A person can be many things: spouse, parent, attorney, teacher, sports fan, dog owner, bisexual, taxpayer, employee, employer.1 Each of these things constitutes a part of that person’s identity,2 but few need any explanation in order for courts, lawyers, and lay people to understand their meanings. A dog owner owns a dog, while a taxpayer pays taxes; a teacher teaches, and a spouse is a married person. None of these things are controversial, yet when it comes to aspects of our identities involving sexual orientation or gender identity- and their attendant legal protections- clarity seems to disappear magically. But why?

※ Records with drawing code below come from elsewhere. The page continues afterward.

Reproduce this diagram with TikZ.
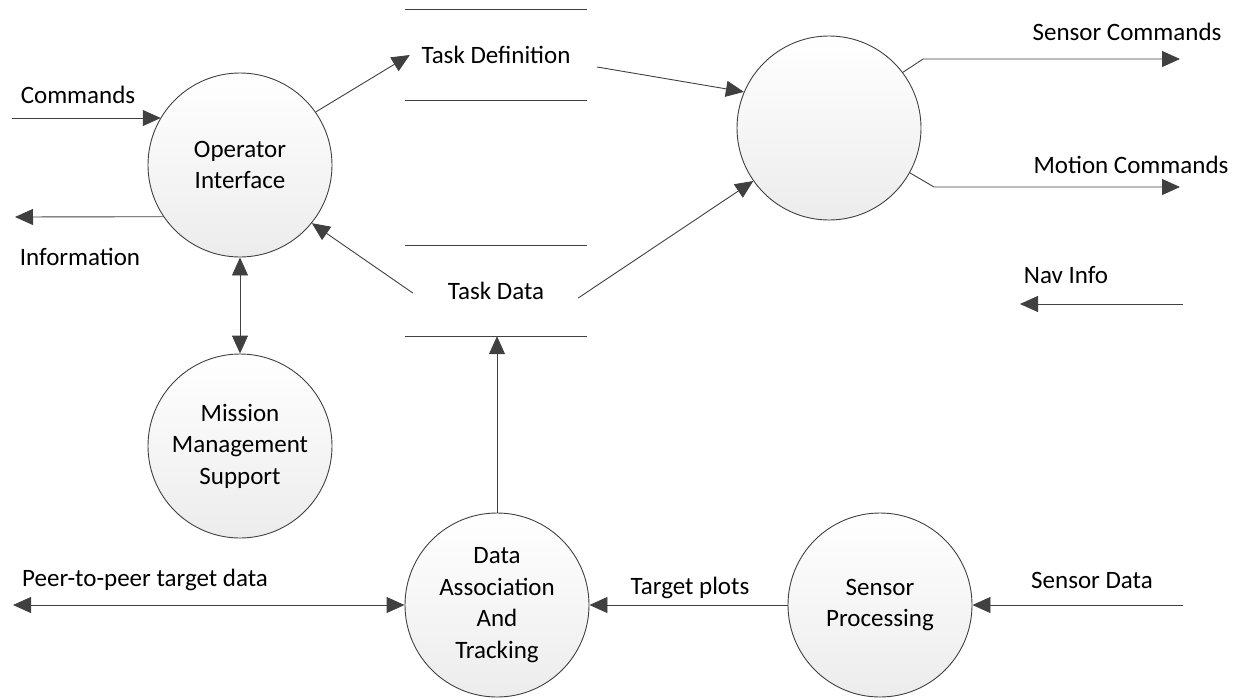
\documentclass[tikz,border=0pt]{standalone}
\usepackage{fontspec}
\setmainfont{Carlito}
\usepackage{xcolor}
\definecolor{line_gray}{RGB}{64,64,64}
\definecolor{fill_gray}{RGB}{236,236,236}
\usepackage{tikz}
\usetikzlibrary{arrows.meta}

\begin{document}
\begin{tikzpicture}[x=1pt, y=-1pt,
  font=\fontsize{25}{31.5}\selectfont,
  process/.style={circle, draw=line_gray, line width=0.9pt, minimum size=184pt, inner sep=0pt, top color=white, bottom color=fill_gray, align=center},
  store/.style={minimum width=182pt, minimum height=90pt, inner sep=0pt},
  storeline/.style={draw=line_gray, line width=0.9pt},
  flow/.style={draw=line_gray, line width=0.9pt, -{Triangle[length=18pt,width=16pt]}},
  biflow/.style={flow, {Triangle[length=18pt,width=16pt]}-{Triangle[length=18pt,width=16pt]}},
  lbl/.style={inner sep=0pt}]
\useasboundingbox (0,0) rectangle (1236,699);

\node[process] (oi) at (240,165) {Operator\\Interface};
\node[process] (mm) at (240,446) {Mission\\Management\\Support};
\node[process] (rc) at (829,128) {};
\node[process] (dat) at (497,605) {Data\\Association\\And\\Tracking};
\node[process] (sp) at (880,605) {Sensor\\Processing};

\node[store] (tdef) at (496,55) {Task Definition};
\node[store] (tdat) at (496,291) {Task Data};
\draw[storeline] (tdef.north west) -- (tdef.north east) (tdef.south west) -- (tdef.south east);
\draw[storeline] (tdat.north west) -- (tdat.north east) (tdat.south west) -- (tdat.south east);

\coordinate (cmdin) at (12,118);
\coordinate (infout) at (15,217);
\coordinate (scbend) at (923,59);
\coordinate (scout) at (1180,59);
\coordinate (mcbend) at (934,187);
\coordinate (mcout) at (1180,187);
\coordinate (navin) at (1183,304);
\coordinate (navout) at (1020,304);
\coordinate (peer) at (13,605);
\coordinate (sdin) at (1183,605);

\node[lbl] (cmdlbl) at (78,95) {Commands};
\node[lbl] (inflbl) at (80,257) {Information};
\node[lbl] (sclbl) at (1127,32) {Sensor Commands};
\node[lbl] (mclbl) at (1131,165) {Motion Commands};
\node[lbl] (navlbl) at (1066,275) {Nav Info};
\node[lbl] (peerlbl) at (145,580) {Peer-to-peer target data};
\node[lbl] (tplbl) at (690,588) {Target plots};
\node[lbl] (sdlbl) at (1092,580) {Sensor Data};

\draw[flow] (cmdin) -- (cmdin -| oi.149);
\draw[flow] (oi.214) -- (infout);
\draw[flow] (oi.35) -- ([xshift=5pt]tdef.west);
\draw[flow] ([xshift=10pt,yshift=-12pt]tdef.east) -- (rc.157);
\draw[flow] ([xshift=8pt,yshift=-2pt]tdat.west) -- (oi.-39);
\draw[flow] ([xshift=-9pt,yshift=-7pt]tdat.east) -- (rc.215);
\draw[flow] (rc.37) -- (scbend) -- (scout);
\draw[flow] (rc.-29) -- (mcbend) -- (mcout);
\draw[flow] (navin) -- (navout);
\draw[biflow] (oi.south) -- (mm.north);
\draw[flow] (dat.north) -- (dat.north |- tdat.south);
\draw[biflow] (peer) -- (dat.west);
\draw[flow] (sp.west) -- (dat.east);
\draw[flow] (sdin) -- (sp.east);

\end{tikzpicture}
\end{document}
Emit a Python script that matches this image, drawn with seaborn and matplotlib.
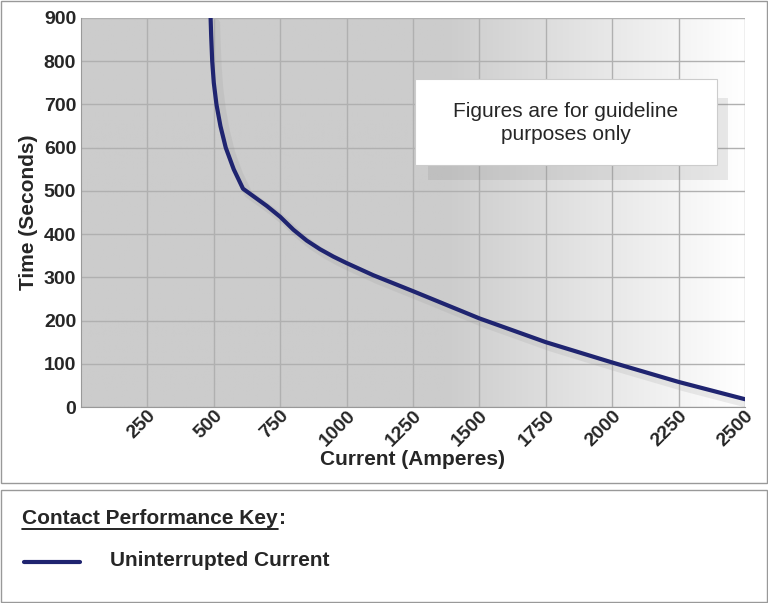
import numpy as np
import matplotlib
matplotlib.use("Agg")
import matplotlib.pyplot as plt
import seaborn as sns
import pandas as pd
from matplotlib.patches import Rectangle
from matplotlib.lines import Line2D

current = [488, 490, 494, 500, 510, 525, 545, 575, 610, 655, 700, 750, 800, 850, 900, 950, 1000, 1100, 1250, 1500, 1750, 2000, 2250, 2500]
time_s  = [900, 860, 800, 750, 700, 650, 600, 550, 505, 485, 465, 440, 410, 385, 365, 348, 333, 305, 268, 205, 150, 103, 58, 18]
xticks = [250, 500, 750, 1000, 1250, 1500, 1750, 2000, 2250, 2500]
yticks = [0, 100, 200, 300, 400, 500, 600, 700, 800, 900]
df = pd.DataFrame({"Current": current, "Time": time_s})

sns.set_style("white")
plt.rcParams['font.family'] = ['Liberation Sans', 'DejaVu Sans']
fig = plt.figure(figsize=(7.68, 6.03), dpi=100)
W, H = 768, 603
fig.patches.append(Rectangle((1/W, 1-483/H), 766/W, 482/H, transform=fig.transFigure, fill=False, ec="#999999", lw=1))
fig.patches.append(Rectangle((1/W, 1/H), 766/W, 112/H, transform=fig.transFigure, fill=False, ec="#999999", lw=1))

ax = fig.add_axes([81/W, 1-407/H, 664/W, 389/H])
grad = np.linspace(0, 1, 256)
cols = np.clip((grad - 0.55) / 0.45, 0, 1)
shade = 0.80 + 0.2 * cols
img = np.dstack([shade, shade, shade])
img = np.repeat(img, 2, axis=0)
ax.imshow(img, extent=[0, 2500, 0, 900], aspect="auto", zorder=0)
ax.set_xlim(0, 2500); ax.set_ylim(0, 900)
ax.set_xticks(xticks); ax.set_yticks(yticks)
ax.grid(True, color="#b0b0b0", lw=1, zorder=1)
for s in ax.spines.values():
    s.set_visible(False)
ax.spines['left'].set_visible(True); ax.spines['bottom'].set_visible(True)
ax.spines['left'].set_color("#999999"); ax.spines['bottom'].set_color("#999999")
ax.plot(np.array(current)+20, np.array(time_s)-12, color="#999999", lw=6, alpha=0.18, zorder=2, solid_capstyle="round")
sns.lineplot(data=df, x="Current", y="Time", ax=ax, color="#1f2470", lw=3, zorder=3, sort=False)
ax.set_xlabel("Current (Amperes)", fontsize=15, fontweight="bold", labelpad=0)
ax.set_ylabel("Time (Seconds)", fontsize=15, fontweight="bold", labelpad=4)
ax.tick_params(axis='x', labelsize=14, rotation=45, pad=0, length=0)
ax.tick_params(axis='y', labelsize=14, length=0)
for l in ax.get_xticklabels():
    l.set_fontweight("bold"); l.set_ha("right"); l.set_rotation_mode("anchor"); l.set_va("top")
for l in ax.get_yticklabels():
    l.set_fontweight("bold")

fig.patches.append(Rectangle((428/W, 1-180/H), 300/W, 82/H, transform=fig.transFigure, fc="#888888", ec="none", alpha=0.18))
fig.patches.append(Rectangle((415/W, 1-165/H), 302/W, 86/H, transform=fig.transFigure, fc="white", ec="#cccccc", lw=0.8))
fig.text(566/W, 1-123/H, "Figures are for guideline\npurposes only", ha="center", va="center", fontsize=15, linespacing=1.3)

t = fig.text(22/W, 1-518/H, "Contact Performance Key", fontsize=15, fontweight="bold", va="center")
fig.canvas.draw()
bb = t.get_window_extent()
x1 = bb.x1 / W
fig.lines.append(Line2D([22/W, x1], [1-529/H, 1-529/H], transform=fig.transFigure, color="black", lw=1.2))
fig.text(x1 + 1/W, 1-518/H, ":", fontsize=15, fontweight="bold", va="center")
fig.lines.append(Line2D([24/W, 80/W], [1-562/H, 1-562/H], transform=fig.transFigure, color="#1f2470", lw=3))
fig.text(110/W, 1-561/H, "Uninterrupted Current", fontsize=15, fontweight="bold", va="center")
fig.savefig("out.png", dpi=100)
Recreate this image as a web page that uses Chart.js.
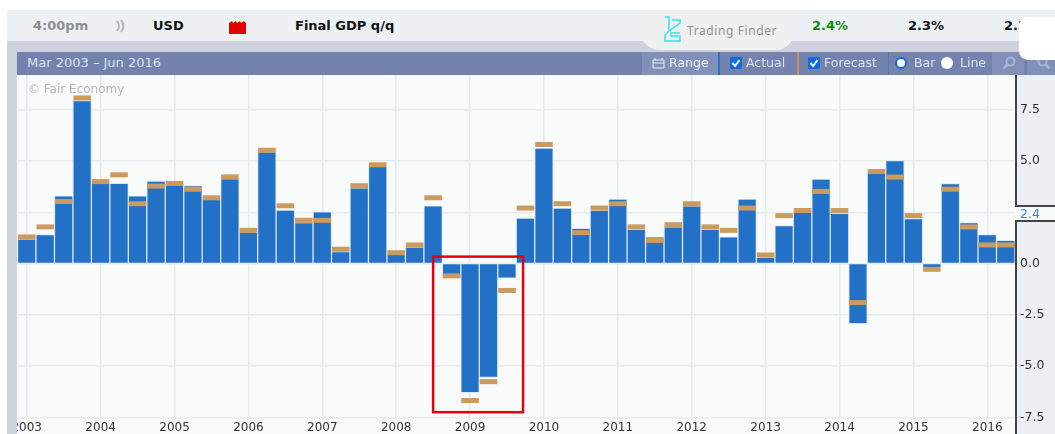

Part of the confusion is that the law, particularly 14th Amendment case law and jurisprudence, has privileged immutability. This has been true ever since the United States Supreme Court wrote in Frontiero v. Richardson that

[S]ince sex, like race and national origin, is an immutable characteristic determined solely by accident of birth, the imposition of special disabilities upon the members of a particular sex because of their sex would seem to violate the “basic concept of our system that legal burdens should bear some relationship to individual responsibility”…3

On its face, this may seem a reasonable statement. “Immutable” means that a thing is “not capable of or susceptible to change,”4 and so Frontiero has often been a sound legal precedent for “born this way” arguments. When it comes to sexual orientation and gender identity, however, immutability makes for a poor argument.

Both sexual orientation and gender identity are malleable. Sexual orientation, for example, includes three dimensions: sexual attraction, sexual behavior, and sexual identity.5 Sexual attraction refers to whether I am attracted to individuals who identify as male, female, or something else; while sexual behavior considers the sex of those with whom I am intimate. Sexual identity, on the other hand, refers to how I identify myself within a given sexual orientation.6 All of this makes sense, so what makes sexual orientation changeable?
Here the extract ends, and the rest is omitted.